What makes it efficient is the lack of downtime. You’re not wandering for loot or waiting on RNG; every action inside the cave feeds directly into XP progression.
Why the Cave Matters for Battle Pass Grinding
For players pushing Battle Pass tiers or trying to stay ahead of seasonal XP curves, the cave offers repeatable value. You can land, loot, complete a quest step, rotate safely, and still be alive for mid-game combat XP. That full loop happens faster here than almost anywhere else on the map.
Mastering the cave turns each match into a structured XP run instead of a gamble. In a season where progression speed matters, that consistency is just as valuable as the weapons you leave with.
Lore & Environmental Storytelling: What the Loot Cave Reveals About Chapter 6
Beyond raw XP and loot efficiency, the secret cave plays a much bigger role in how Chapter 6 Season 1 is quietly telling its story. Epic rarely hides something this rewarding without narrative intent, and every detail inside the cave reinforces the season’s central themes of instability, exploration, and forgotten systems beneath the Island.
This is environmental storytelling in its purest Fortnite form. No cutscene, no NPC monologue, just visual clues that reward players who pay attention while looting.
A Hidden Space Built on Purpose, Not RNG
The cave’s placement behind waterfalls and fractured rock isn’t just camouflage for gameplay balance. It mirrors the Chapter 6 map philosophy: valuable resources are no longer handed out at obvious POIs but buried beneath natural barriers. You’re meant to discover, not stumble.
That design aligns with how Epic is pushing players away from hot-drop chaos and toward deliberate early-game routes. The cave rewards players who read terrain, understand rotations, and prioritize positioning over immediate aggro.
Environmental Clues Hint at Island Instability
Inside the cave, the cracked stone, unnatural lighting, and clustered loot spawns subtly echo the season’s broader narrative of a fractured Island. This isn’t a cozy stash spot; it feels like something broke through here. That visual language matches nearby landmarks affected by seismic shifts and anomalies introduced in Chapter 6.
Epic has used caves like this before as narrative breadcrumbs, from Chapter 2’s Grotto to underground IO facilities. The difference here is subtlety. This cave feels older, less controlled, and more like a pressure point in the Island itself.
Why the Loot Tells a Story Too
The high concentration of chests, ammo boxes, and early shield access isn’t just generosity.

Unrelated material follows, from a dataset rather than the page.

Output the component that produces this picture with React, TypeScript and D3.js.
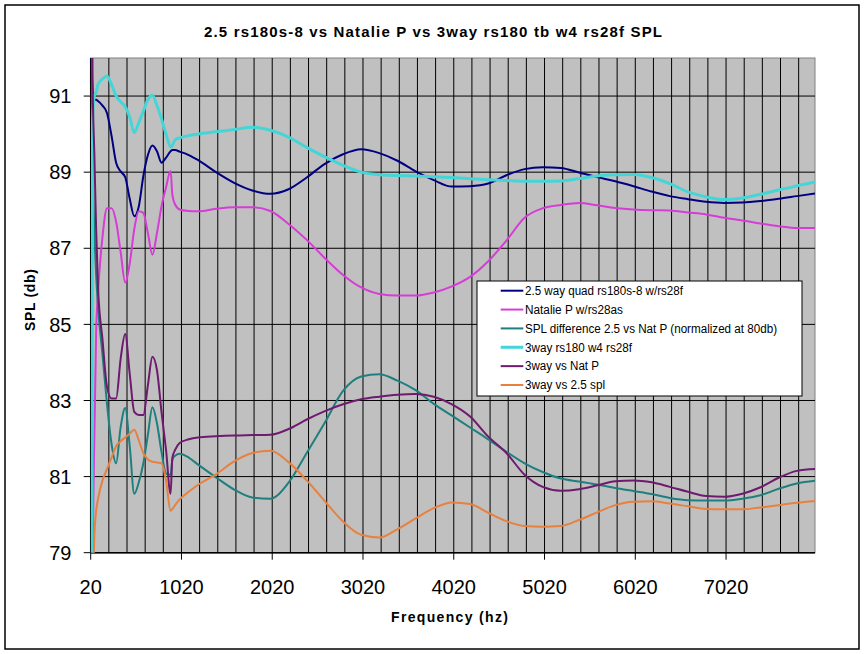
import React from "react";
import * as d3 from "d3";

const freqs = [20, 40, 60, 80, 100, 150, 200, 250, 300, 350, 400, 450, 500, 550, 600, 650, 700, 750, 800, 850, 900, 920, 950, 1000, 1100, 1200, 1400, 1600, 1800, 2000, 2200, 2400, 2600, 2800, 3000, 3200, 3400, 3600, 3800, 4000, 4200, 4400, 4600, 4800, 5000, 5200, 5400, 5600, 5800, 6000, 6200, 6400, 6600, 6800, 7000, 7200, 7400, 7600, 7800, 8000];

const quad25 = [92.5, 91.2, 90.9, 90.9, 90.87, 90.75, 90.55, 89.95, 89.25, 89.02, 88.87, 88.3, 87.84, 88.1, 88.9, 89.45, 89.7, 89.55, 89.25, 89.38, 89.55, 89.58, 89.58, 89.54, 89.45, 89.32, 89.0, 88.72, 88.52, 88.43, 88.55, 88.86, 89.22, 89.47, 89.6, 89.5, 89.3, 89.02, 88.79, 88.62, 88.63, 88.7, 88.92, 89.08, 89.13, 89.11, 88.99, 88.87, 88.76, 88.63, 88.49, 88.37, 88.29, 88.22, 88.19, 88.2, 88.24, 88.3, 88.37, 88.44];

const natalie = [65, 78, 82, 84.8, 85.8, 87.3, 88.05, 88.05, 87.7, 86.9, 86.1, 86.6, 87.5, 87.97, 87.93, 87.4, 86.83, 87.4, 88.1, 88.6, 89.03, 88.4, 88.15, 88.02, 87.98, 87.97, 88.04, 88.08, 88.08, 87.98, 87.64, 87.22, 86.74, 86.3, 85.97, 85.8, 85.76, 85.76, 85.84, 86.0, 86.25, 86.66, 87.2, 87.8, 88.05, 88.14, 88.19, 88.13, 88.06, 88.02, 88.0, 87.99, 87.94, 87.89, 87.8, 87.73, 87.65, 87.58, 87.53, 87.53];

const splDiff = [100, 89.5, 87.5, 86.3, 85.5, 84.2, 82.9, 81.85, 81.35, 82.3, 82.8, 81.8, 80.55, 80.85, 81.35, 82.1, 82.82, 82.4, 81.65, 81.08, 81.05, 81.45, 81.55, 81.6, 81.5, 81.32, 80.98, 80.66, 80.45, 80.42, 80.84, 81.62, 82.42, 83.25, 83.63, 83.69, 83.52, 83.27, 82.91, 82.6, 82.29, 81.98, 81.65, 81.35, 81.12, 80.95, 80.87, 80.79, 80.7, 80.62, 80.54, 80.44, 80.38, 80.37, 80.37, 80.42, 80.51, 80.68, 80.82, 80.89];

const threeWay = [60, 90.3, 91.0, 91.1, 91.3, 91.45, 91.53, 91.3, 91.0, 90.85, 90.72, 90.45, 90.04, 90.3, 90.6, 90.9, 91.02, 90.75, 90.4, 90.0, 89.66, 89.7, 89.85, 89.9, 89.96, 90.0, 90.06, 90.12, 90.18, 90.1, 89.92, 89.65, 89.4, 89.18, 89.0, 88.93, 88.91, 88.9, 88.88, 88.86, 88.83, 88.8, 88.78, 88.76, 88.76, 88.77, 88.83, 88.9, 88.93, 88.94, 88.86, 88.7, 88.48, 88.35, 88.28, 88.32, 88.42, 88.53, 88.64, 88.74];

const threeVsNat = [100, 91.5, 89.5, 87.5, 86.0, 84.6, 83.35, 83.05, 83.05, 84.1, 84.75, 83.7, 82.7, 82.62, 82.62, 83.4, 84.15, 83.8, 82.7, 81.7, 80.55, 81.5, 81.7, 81.88, 81.98, 82.03, 82.06, 82.08, 82.09, 82.1, 82.25, 82.5, 82.72, 82.9, 83.03, 83.1, 83.15, 83.17, 83.1, 82.9, 82.58, 82.05, 81.62, 81.05, 80.73, 80.63, 80.67, 80.77, 80.88, 80.9, 80.85, 80.73, 80.6, 80.49, 80.47, 80.55, 80.72, 80.97, 81.15, 81.2];

const threeVs25 = [60, 76, 79.4, 80.1, 80.4, 80.9, 81.2, 81.5, 81.8, 81.93, 82.03, 82.13, 82.23, 81.95, 81.62, 81.45, 81.39, 81.37, 81.35, 80.9, 80.1, 80.15, 80.25, 80.4, 80.6, 80.78, 81.06, 81.4, 81.62, 81.68, 81.38, 80.9, 80.35, 79.82, 79.47, 79.4, 79.62, 79.9, 80.17, 80.32, 80.28, 80.05, 79.83, 79.7, 79.68, 79.7, 79.86, 80.06, 80.25, 80.34, 80.35, 80.29, 80.22, 80.15, 80.14, 80.14, 80.19, 80.25, 80.31, 80.36];

const seriesNames = [
  "2.5 way quad rs180s-8 w/rs28f",
  "Natalie P w/rs28as",
  "SPL difference 2.5 vs Nat P (normalized at 80db)",
  "3way rs180 w4 rs28f",
  "3way vs Nat P",
  "3way vs 2.5 spl",
];
const legendTextWidths = [158, 98, 252, 107, 74, 80];
const seriesValues = [quad25, natalie, splDiff, threeWay, threeVsNat, threeVs25];
const seriesColors = ["#000080", "#D63CD6", "#1F7F7F", "#44D6D6", "#6E1A6E", "#E8803E"];
const seriesWidths = [2, 2, 2, 3, 2, 2];

const yTicks = [79, 81, 83, 85, 87, 89, 91];
const xTickLabels = [20, 1020, 2020, 3020, 4020, 5020, 6020, 7020];
const xGrid = d3.range(20, 8000, 200);

const title = "2.5 rs180s-8 vs Natalie P vs 3way rs180 tb w4 rs28f SPL";
const xTitle = "Frequency (hz)";
const yTitle = "SPL (db)";

const W = 865;
const H = 654;
const L = 90.7;
const R = 815;
const T = 58;
const B = 552.7;

export default function App() {
  const x = d3.scaleLinear().domain([20, 8000]).range([L, R]);
  const y = d3.scaleLinear().domain([79, 92]).range([B, T]);
  const font = "Arial, 'Liberation Sans', sans-serif";

  const lineGen = (vals: number[]) =>
    d3
      .line<number>()
      .x((_, i) => x(freqs[i]))
      .y((v) => y(v))
      .curve(d3.curveMonotoneX)(vals) || "";

  const legX = 477;
  const legY = 281;
  const legW = 325;
  const legH = 115;

  return (
    <svg
      width={W}
      height={H}
      style={{ position: "absolute", left: 0, top: 0, background: "#fff" }}
      fontFamily={font}
    >
      <rect x={0} y={0} width={W} height={H} fill="#fff" />
      <rect x={5} y={5} width={854} height={644} fill="#fff" stroke="#000" strokeWidth={1.5} />
      <defs>
        <clipPath id="plotclip">
          <rect x={L} y={T} width={R - L} height={B - T} />
        </clipPath>
      </defs>
      <rect x={L} y={T} width={R - L} height={B - T} fill="#C0C0C0" stroke="#808080" strokeWidth={1} />
      {xGrid.map((f) => (
        <line key={"vg" + f} x1={x(f)} x2={x(f)} y1={T} y2={B} stroke="#000" strokeWidth={1} />
      ))}
      {yTicks.map((t) => (
        <line key={"hg" + t} x1={L} x2={R} y1={y(t)} y2={y(t)} stroke="#000" strokeWidth={1} />
      ))}
      <line x1={L} x2={L} y1={T} y2={B} stroke="#000" strokeWidth={1.5} />
      <line x1={L} x2={R} y1={B} y2={B} stroke="#000" strokeWidth={1.5} />
      {yTicks.map((t) => (
        <g key={"yt" + t}>
          <line x1={L - 7} x2={L} y1={y(t)} y2={y(t)} stroke="#000" strokeWidth={1} />
          <text x={71.5} y={y(t)} dy="0.36em" textAnchor="end" fontSize={20} fill="#000">
            {t}
          </text>
        </g>
      ))}
      {xTickLabels.map((t) => (
        <g key={"xt" + t}>
          <line x1={x(t)} x2={x(t)} y1={B} y2={B + 7} stroke="#000" strokeWidth={1} />
          <text x={x(t)} y={594} textAnchor="middle" fontSize={20} fill="#000">
            {t}
          </text>
        </g>
      ))}
      <g clipPath="url(#plotclip)">
        {seriesValues.map((vals, i) => (
          <path
            key={"s" + i}
            d={lineGen(vals)}
            fill="none"
            stroke={seriesColors[i]}
            strokeWidth={seriesWidths[i]}
            strokeLinejoin="round"
          />
        ))}
      </g>
      <rect x={legX} y={legY} width={legW} height={legH} fill="#fff" stroke="#000" strokeWidth={1} />
      {seriesNames.map((n, i) => {
        const ry = 290.7 + i * 18.86;
        return (
          <g key={"lg" + i}>
            <line x1={500.7} x2={523.3} y1={ry} y2={ry} stroke={seriesColors[i]} strokeWidth={seriesWidths[i]} />
            <text
              x={525}
              y={ry}
              dy="0.36em"
              fontSize={12}
              fill="#000"
              textLength={legendTextWidths[i]}
              lengthAdjust="spacingAndGlyphs"
            >
              {n}
            </text>
          </g>
        );
      })}
      <text x={433} y={37} textAnchor="middle" fontSize={15} fontWeight="bold" textLength={458} lengthAdjust="spacing">
        {title}
      </text>
      <text x={449.5} y={622} textAnchor="middle" fontSize={14} fontWeight="bold" textLength={117} lengthAdjust="spacing">
        {xTitle}
      </text>
      <text
        transform={`translate(35,300) rotate(-90)`}
        textAnchor="middle"
        fontSize={14}
        fontWeight="bold"
        textLength={62}
        lengthAdjust="spacing"
      >
        {yTitle}
      </text>
    </svg>
  );
}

It signals that this location was meant to stockpile resources, whether by past factions or as a natural convergence point caused by the Island’s shifting geometry.
From a gameplay lens, it explains why landing here sets you up so cleanly for early rotations. From a lore angle, it suggests this cave has been important long before players started farming it for XP. Epic consistently uses loot density as narrative shorthand, and this cave is screaming relevance.
How Lore Reinforces Its Gameplay Role
What makes the cave especially smart is how its story purpose overlaps with player behavior. You’re encouraged to land off-grid, loot efficiently, and rotate out through natural paths rather than ziplines or launch structures. That mirrors the Chapter 6 emphasis on grounded movement and smart map reads.
It also explains why so many early seasonal quests funnel you here without explicitly naming it. Epic wants players to feel like they uncovered something meaningful, not just checked a box.
The Bigger Chapter 6 Takeaway
The secret loot cave isn’t just an XP engine or a Battle Pass shortcut. It’s a signal of how Chapter 6 wants to be played. Slower drops, smarter rotations, and rewards tied to awareness instead of RNG.
If you’re using the cave correctly, you’re not just grinding levels. You’re already playing Fortnite the way Epic designed this season to unfold. And if history is any indicator, places like this don’t stay “secret” forever. Use it now, learn its routes, and stay ahead of the curve before the rest of the lobby catches on.